Now that I'm learning to code, I've discovered that it's similar. When I started, the difference between bad complex code and good complex code was not obvious to me. After having MY code refactored by my boss/mentor, I saw the difference unfold before my very eyes. Now I get compliments for writing clever, efficient code instead of "Um... can I sit down here? I'd like to go over that with you..."

So basically, aside from practice, it's about learning what to look for. Learn to identify what's good and what's bad about any design, and eventually, with practice, your own designs will improve. You HAVE to have both components, though, or you'll be stuck in an endless loop of making stuff that is different without actually being better. (Personal experience.)

That said, go get a book on typography from the library. Make sure it's one with lots and lots of pictures, diagrams, and full pages focusing on one or two typefaces. You don't have to read it cover to cover, but get the basics.

Once you've started, identify a few friends who are either great designers or at least who really know what they're talking about. Don't show it to random people who will say "yeah I guess that's good." That means "I don't know much about design, but that doesn't offend me so I guess it's okay." That's not helpful.

Also, http://kuler.adobe.com is pretty cool for picking color schemes.

Before and after articles on redesigns of web sites and print materials are really helpful as well.

Lastly, find some computer programs (NOT web apps) that look really good and stare at them until your eyes hurt. Safari is one of my favorites - it looks great, but everything that makes it look great is incredibly subtle - The font rendering on the bookmark bar has a nearly invisible bevel, which inverts on mouseover (for instance).

EDIT: After an hour or so, I realized that parts of this came off kind of arrogant. I am not an amazing hacker or the best audio engineer - I just wanted to relate growth in those disciplines to growth in design skills as well.

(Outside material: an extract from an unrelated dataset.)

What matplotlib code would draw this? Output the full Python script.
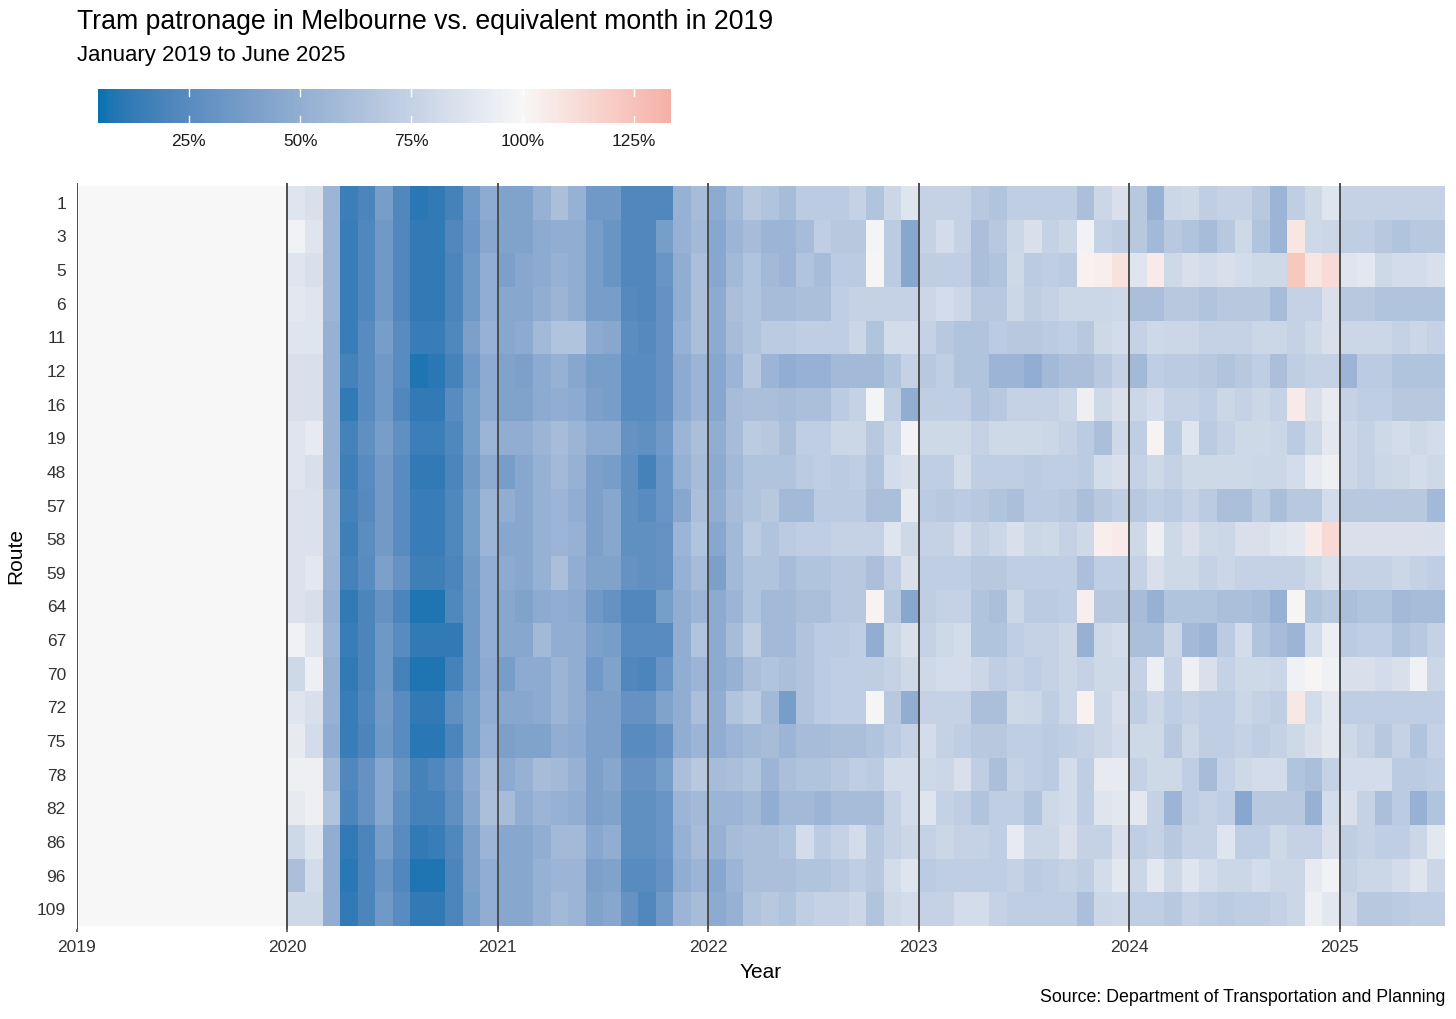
import numpy as np
import matplotlib
matplotlib.use("Agg")
import matplotlib.pyplot as plt
import matplotlib.colors as mcolors

plt.rcParams["font.family"] = ["Liberation Sans", "DejaVu Sans"]

# Patronage as % of the same month in 2019, Jan 2020 .. Jun 2025 (2019 itself = 100%)
route_1 = [88, 85, 55, 15, 20, 38, 22, 10, 12, 18, 35, 48,
           42, 42, 52, 62, 52, 35, 35, 22, 22, 22, 52, 60,
           48, 58, 68, 65, 60, 70, 70, 70, 75, 65, 78, 88,
           75, 75, 75, 68, 65, 72, 72, 72, 72, 62, 78, 85,
           68, 52, 78, 80, 72, 75, 75, 68, 55, 72, 80, 88,
           75, 75, 75, 75, 75, 75]
route_3 = [97, 88, 55, 14, 22, 35, 22, 12, 12, 22, 33, 45,
           42, 42, 48, 50, 50, 38, 32, 22, 22, 38, 52, 58,
           45, 55, 60, 55, 55, 60, 72, 68, 68, 98, 70, 45,
           75, 82, 75, 62, 68, 78, 85, 75, 78, 97, 75, 72,
           68, 58, 68, 65, 60, 68, 80, 65, 55, 108, 80, 78,
           72, 72, 68, 65, 68, 68]
route_5 = [88, 85, 55, 14, 22, 35, 22, 12, 12, 20, 35, 50,
           40, 45, 48, 52, 50, 38, 32, 22, 22, 32, 50, 62,
           45, 58, 65, 58, 55, 65, 60, 70, 70, 99, 70, 45,
           72, 72, 72, 62, 65, 80, 70, 72, 70, 103, 104, 110,
           88, 106, 80, 85, 82, 85, 82, 80, 80, 122, 108, 113,
           88, 90, 80, 82, 82, 85]
route_6 = [90, 88, 55, 14, 22, 35, 22, 12, 12, 20, 35, 50,
           45, 45, 50, 55, 50, 38, 38, 24, 22, 30, 50, 62,
           48, 62, 65, 60, 60, 62, 62, 72, 75, 75, 75, 75,
           78, 82, 78, 68, 68, 78, 72, 75, 78, 78, 78, 80,
           62, 62, 68, 68, 65, 68, 68, 68, 60, 75, 75, 85,
           68, 68, 65, 65, 65, 65]
route_11 = [88, 88, 52, 14, 25, 38, 25, 14, 14, 22, 40, 52,
            45, 48, 58, 65, 65, 48, 45, 26, 24, 30, 52, 62,
            48, 60, 65, 70, 70, 72, 72, 72, 78, 65, 82, 82,
            75, 68, 65, 65, 70, 68, 68, 70, 72, 68, 80, 82,
            75, 80, 78, 78, 75, 75, 75, 78, 78, 75, 80, 85,
            78, 78, 78, 75, 78, 75]
route_12 = [85, 85, 52, 18, 25, 35, 25, 8, 10, 18, 35, 48,
            42, 40, 48, 52, 45, 38, 38, 25, 25, 30, 48, 55,
            45, 55, 68, 55, 50, 52, 52, 58, 58, 58, 65, 75,
            68, 72, 65, 65, 55, 55, 50, 58, 62, 62, 68, 75,
            58, 72, 70, 70, 68, 65, 68, 72, 62, 72, 75, 75,
            55, 70, 70, 65, 65, 65]
route_16 = [85, 85, 52, 12, 25, 35, 22, 12, 12, 25, 38, 48,
            42, 42, 48, 50, 48, 40, 38, 25, 25, 30, 48, 55,
            45, 60, 62, 62, 60, 62, 62, 70, 75, 98, 72, 50,
            72, 72, 72, 65, 68, 75, 75, 75, 78, 95, 80, 85,
            78, 82, 75, 75, 72, 78, 75, 78, 75, 106, 85, 92,
            75, 72, 72, 68, 68, 68]
route_19 = [88, 92, 52, 18, 28, 38, 28, 15, 15, 22, 38, 55,
            50, 50, 55, 60, 55, 48, 48, 30, 28, 35, 55, 62,
            50, 60, 70, 68, 62, 72, 72, 78, 78, 68, 78, 97,
            80, 80, 80, 75, 80, 80, 80, 78, 75, 70, 62, 80,
            72, 102, 70, 88, 70, 75, 80, 80, 78, 70, 80, 90,
            78, 75, 80, 82, 80, 82]
route_48 = [88, 85, 52, 16, 25, 36, 25, 12, 12, 20, 36, 48,
            38, 45, 52, 58, 52, 40, 38, 28, 18, 32, 52, 60,
            48, 58, 65, 65, 65, 70, 72, 70, 72, 65, 82, 85,
            72, 72, 82, 72, 72, 72, 70, 72, 72, 70, 82, 85,
            75, 80, 75, 80, 80, 80, 80, 78, 78, 82, 92, 95,
            78, 75, 78, 80, 82, 80]
route_57 = [86, 86, 56, 18, 24, 36, 25, 14, 14, 22, 38, 55,
            50, 45, 52, 55, 50, 40, 45, 28, 25, 32, 45, 62,
            50, 60, 65, 68, 58, 58, 70, 70, 70, 62, 62, 92,
            70, 68, 70, 68, 65, 62, 70, 70, 68, 62, 68, 72,
            68, 72, 70, 75, 70, 62, 62, 70, 62, 68, 68, 82,
            68, 68, 68, 68, 68, 58]
route_58 = [86, 86, 56, 16, 26, 36, 25, 14, 14, 22, 38, 55,
            45, 45, 52, 55, 52, 40, 45, 28, 28, 30, 55, 65,
            45, 58, 70, 65, 70, 72, 72, 75, 75, 75, 88, 80,
            75, 75, 82, 75, 78, 85, 78, 80, 75, 80, 104, 106,
            80, 95, 80, 85, 80, 78, 85, 85, 88, 90, 106, 114,
            85, 85, 85, 85, 85, 85]
route_59 = [86, 90, 55, 18, 25, 40, 30, 16, 16, 20, 36, 50,
            48, 45, 52, 62, 50, 42, 42, 30, 28, 30, 52, 60,
            40, 58, 65, 65, 60, 65, 65, 68, 68, 62, 72, 85,
            72, 72, 72, 68, 68, 72, 72, 72, 72, 62, 72, 72,
            75, 85, 80, 80, 75, 78, 75, 75, 75, 75, 80, 85,
            75, 75, 75, 78, 75, 72]
route_64 = [86, 84, 52, 12, 20, 30, 20, 8, 8, 22, 35, 50,
            45, 42, 48, 50, 48, 35, 30, 22, 22, 38, 50, 55,
            48, 55, 65, 58, 58, 62, 62, 68, 68, 102, 68, 45,
            72, 75, 75, 65, 62, 78, 70, 70, 72, 104, 68, 68,
            60, 52, 65, 65, 65, 62, 62, 60, 52, 101, 65, 68,
            62, 65, 65, 58, 60, 60]
route_67 = [96, 88, 55, 14, 20, 34, 25, 12, 12, 12, 35, 50,
            45, 45, 58, 50, 50, 40, 38, 25, 25, 25, 50, 65,
            48, 60, 72, 58, 58, 65, 70, 70, 72, 50, 78, 85,
            75, 80, 82, 65, 65, 72, 75, 75, 78, 52, 80, 82,
            62, 62, 78, 58, 55, 70, 82, 65, 60, 55, 82, 94,
            70, 72, 72, 65, 68, 75]
route_70 = [80, 95, 52, 12, 20, 34, 18, 8, 8, 18, 35, 48,
            38, 48, 48, 55, 50, 35, 42, 22, 20, 32, 50, 55,
            48, 52, 62, 65, 62, 65, 70, 72, 72, 72, 75, 80,
            80, 82, 82, 78, 72, 75, 72, 75, 78, 75, 80, 80,
            75, 94, 75, 95, 85, 75, 80, 80, 78, 96, 101, 96,
            85, 85, 82, 85, 96, 78]
route_72 = [88, 85, 52, 14, 22, 36, 25, 12, 12, 28, 38, 50,
            45, 45, 48, 55, 50, 40, 40, 30, 30, 42, 50, 62,
            50, 65, 70, 58, 38, 65, 70, 72, 72, 99, 68, 50,
            75, 75, 75, 62, 62, 80, 78, 72, 78, 103, 78, 85,
            72, 78, 72, 75, 72, 72, 78, 75, 72, 107, 82, 90,
            72, 72, 72, 72, 72, 72]
route_75 = [92, 82, 50, 14, 20, 34, 25, 10, 10, 20, 38, 52,
            40, 42, 42, 50, 48, 40, 40, 25, 25, 30, 50, 55,
            50, 55, 58, 60, 55, 60, 60, 62, 62, 65, 70, 75,
            82, 75, 72, 68, 68, 72, 72, 70, 72, 75, 78, 82,
            80, 80, 68, 78, 72, 72, 75, 72, 75, 80, 85, 90,
            80, 75, 68, 75, 65, 75]
route_78 = [95, 95, 58, 22, 30, 45, 32, 18, 22, 30, 48, 60,
            48, 52, 60, 58, 52, 40, 45, 30, 30, 38, 62, 68,
            60, 62, 65, 55, 62, 65, 65, 68, 72, 70, 82, 82,
            80, 78, 85, 72, 62, 75, 72, 70, 82, 72, 92, 92,
            75, 80, 80, 72, 60, 75, 80, 82, 82, 65, 62, 75,
            82, 82, 82, 70, 70, 72]
route_82 = [92, 95, 65, 20, 30, 45, 28, 18, 18, 28, 45, 62,
            60, 50, 55, 52, 50, 40, 42, 28, 28, 32, 55, 58,
            55, 55, 58, 50, 58, 58, 55, 60, 60, 60, 75, 82,
            88, 75, 72, 65, 72, 72, 65, 80, 82, 72, 88, 90,
            90, 75, 55, 72, 75, 72, 45, 68, 68, 68, 52, 82,
            85, 75, 62, 70, 52, 65]
route_86 = [80, 88, 50, 12, 20, 38, 25, 12, 14, 22, 40, 55,
            45, 45, 50, 58, 58, 45, 50, 28, 28, 32, 52, 60,
            52, 60, 62, 62, 65, 82, 70, 75, 82, 68, 75, 78,
            75, 78, 75, 75, 72, 92, 78, 78, 85, 75, 75, 85,
            72, 75, 68, 75, 75, 88, 72, 72, 80, 75, 75, 85,
            72, 75, 72, 72, 78, 90]
route_96 = [62, 82, 50, 10, 20, 32, 22, 8, 8, 20, 40, 50,
            45, 45, 52, 55, 55, 40, 42, 25, 25, 30, 50, 55,
            45, 55, 62, 62, 62, 65, 65, 68, 72, 68, 82, 88,
            70, 72, 72, 72, 72, 75, 70, 72, 75, 72, 82, 90,
            78, 90, 80, 88, 82, 78, 78, 82, 78, 78, 92, 97,
            75, 78, 78, 82, 88, 78]
route_109 = [80, 80, 50, 12, 20, 35, 25, 12, 12, 20, 38, 50,
             45, 45, 52, 58, 55, 42, 45, 30, 22, 35, 55, 60,
             48, 52, 65, 68, 65, 72, 75, 75, 78, 65, 80, 82,
             75, 75, 82, 82, 75, 72, 72, 72, 72, 62, 78, 80,
             72, 72, 68, 75, 72, 70, 72, 72, 75, 78, 95, 90,
             78, 68, 68, 70, 72, 72]

routes = ["1", "3", "5", "6", "11", "12", "16", "19", "48", "57", "58",
          "59", "64", "67", "70", "72", "75", "78", "82", "86", "96", "109"]
series = [route_1, route_3, route_5, route_6, route_11, route_12, route_16,
          route_19, route_48, route_57, route_58, route_59, route_64, route_67,
          route_70, route_72, route_75, route_78, route_82, route_86, route_96,
          route_109]
baseline_2019 = [100] * 12
years = [2019, 2020, 2021, 2022, 2023, 2024, 2025]
legend_ticks = [25, 50, 75, 100, 125]

LOW, MID, HIGH = "#0571b0", "#f7f7f7", "#ca0020"
VMIN, VMAX = 4.6, 133.3

# ---- Lab interpolation, like ggplot's gradient2 ----
M = np.array([[0.4124, 0.3576, 0.1805],
              [0.2126, 0.7152, 0.0722],
              [0.0193, 0.1192, 0.9505]])
WHITE = np.array([0.95047, 1.0, 1.08883])


def to_lab(c):
    rgb = np.array(mcolors.to_rgb(c))
    lin = np.where(rgb <= 0.04045, rgb / 12.92, ((rgb + 0.055) / 1.055) ** 2.4)
    xyz = M @ lin / WHITE
    f = np.where(xyz > 0.008856, np.cbrt(xyz), 7.787 * xyz + 16 / 116)
    return np.array([116 * f[1] - 16, 500 * (f[0] - f[1]), 200 * (f[1] - f[2])])


def from_lab(lab):
    fy = (lab[0] + 16) / 116
    f = np.array([fy + lab[1] / 500, fy, fy - lab[2] / 200])
    xyz = np.where(f ** 3 > 0.008856, f ** 3, (f - 16 / 116) / 7.787) * WHITE
    lin = np.linalg.solve(M, xyz)
    lin = np.clip(lin, 0, 1)
    rgb = np.where(lin <= 0.0031308, 12.92 * lin, 1.055 * lin ** (1 / 2.4) - 0.055)
    return np.clip(rgb, 0, 1)


lab_lo, lab_mid, lab_hi = to_lab(LOW), to_lab(MID), to_lab(HIGH)
half = max(100 - VMIN, VMAX - 100)
cols = []
for v in np.linspace(VMIN, VMAX, 256):
    r = 0.5 + (v - 100) / (2 * half)
    if r < 0.5:
        t = r / 0.5
        cols.append(from_lab(lab_lo + (lab_mid - lab_lo) * t))
    else:
        t = (r - 0.5) / 0.5
        cols.append(from_lab(lab_mid + (lab_hi - lab_mid) * t))
cmap = mcolors.ListedColormap(cols)

grid = np.array([baseline_2019 + s for s in series], dtype=float)
n_rows, n_cols = grid.shape

fig = plt.figure(figsize=(14.56, 10.19), dpi=100)
W, H = 1456, 1019

# heatmap axes (pixel box 77..1445 x 183..929)
ax = fig.add_axes([77 / W, 1 - 929 / H, (1445 - 77) / W, (929 - 183) / H])
mesh = ax.pcolormesh(np.arange(n_cols + 1), np.arange(n_rows + 1), grid,
                     cmap=cmap, vmin=VMIN, vmax=VMAX, shading="flat")
pad = 3 / 33.64
ax.set_xlim(0, n_cols)
ax.set_ylim(n_rows + pad, -pad)
for i in range(len(years)):
    ax.axvline(12 * i, color="#4d4d4d", lw=1.4, zorder=3)
for s in ax.spines.values():
    s.set_visible(False)
ax.set_xticks([12 * i for i in range(len(years))])
ax.set_xticklabels([str(y) for y in years])
ax.set_yticks(np.arange(n_rows) + 0.5)
ax.set_yticklabels(routes)
ax.tick_params(axis="x", length=2, width=1.2, color="#4d4d4d",
               labelsize=12.5, labelcolor="#333333", pad=6)
ax.tick_params(axis="y", length=0, labelsize=12.5, labelcolor="#333333", pad=8)
ax.set_xlabel("Year", fontsize=15, labelpad=6)
ax.set_ylabel("Route", fontsize=15, labelpad=8)

# colour bar legend
cax = fig.add_axes([98 / W, 1 - 123 / H, (671 - 98) / W, (123 - 89) / H])
cb = fig.colorbar(mesh, cax=cax, orientation="horizontal")
cb.outline.set_visible(False)
cb.set_ticks(legend_ticks)
cb.set_ticklabels([f"{t}%" for t in legend_ticks])
cax.tick_params(length=0, labelsize=12.4, labelcolor="#1a1a1a", pad=8)
for t in legend_ticks:
    cax.axvline(t, ymin=0, ymax=0.2, color="white", lw=1)
    cax.axvline(t, ymin=0.8, ymax=1, color="white", lw=1)

fig.text(77 / W, 1 - 22 / H, "Tram patronage in Melbourne vs. equivalent month in 2019",
         fontsize=19.2, va="center", ha="left")
fig.text(77 / W, 1 - 55 / H, "January 2019 to June 2025",
         fontsize=15.9, va="center", ha="left")
fig.text(1445 / W, 1 - 998 / H, "Source: Department of Transportation and Planning",
         fontsize=12.8, va="center", ha="right")

fig.savefig("out.png", dpi=100)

So how did you develop your ear? Any details appreciated.
Hah! I listened to LOTS of music, good and bad. I went to tons of local shows and tried to figure out why the bands that sucked sucked and why the bands that rocked rocked, even when the bands that rocked were playing very simple music. I also did a whole bunch of recording, and spent a lot of time tweaking settings to try to figure out why my guitars sounded crappy and such. Eventually I figured out that the solid bands sound 100X better because they know how to get the right sounds from their instruments... and thus I began learning about amp manufacturers and popular models (can you tell me what the differences are between the distorted tones on a Marshall JCM half stack, a Vox AC30, and a Fender Twin? What about between pinstripe and coated drum heads? Picked and fingered bass? What's a "scooped" sound?)

And then there's just giving my mixes to people and listening when they tell me what's wrong.

I like inkscape from inkscape.org better than GIMP and there are lots of tutorials around that tool.
haha... I have the opposite problem of being a good designer but a crappy programmer.
Actualy I think it is a matter of practise. I am a fairly ok coder (django and python :D), but I am not exactly artistic. But I attribute that to "oh i am a good coder, so its ok for me to not put in the effort to learn UI and Design skills" mentality. Note that this is not something I do actively. I do try and make an effort to read UI books but the effort is no way even close to what I do trying to tinker with all things coding related. Unfortunately, while there is an element of genius/talent/"born with it", it is ultimately a matter of hard work (a saying about perspiration and inspiration by Edison comes to mind).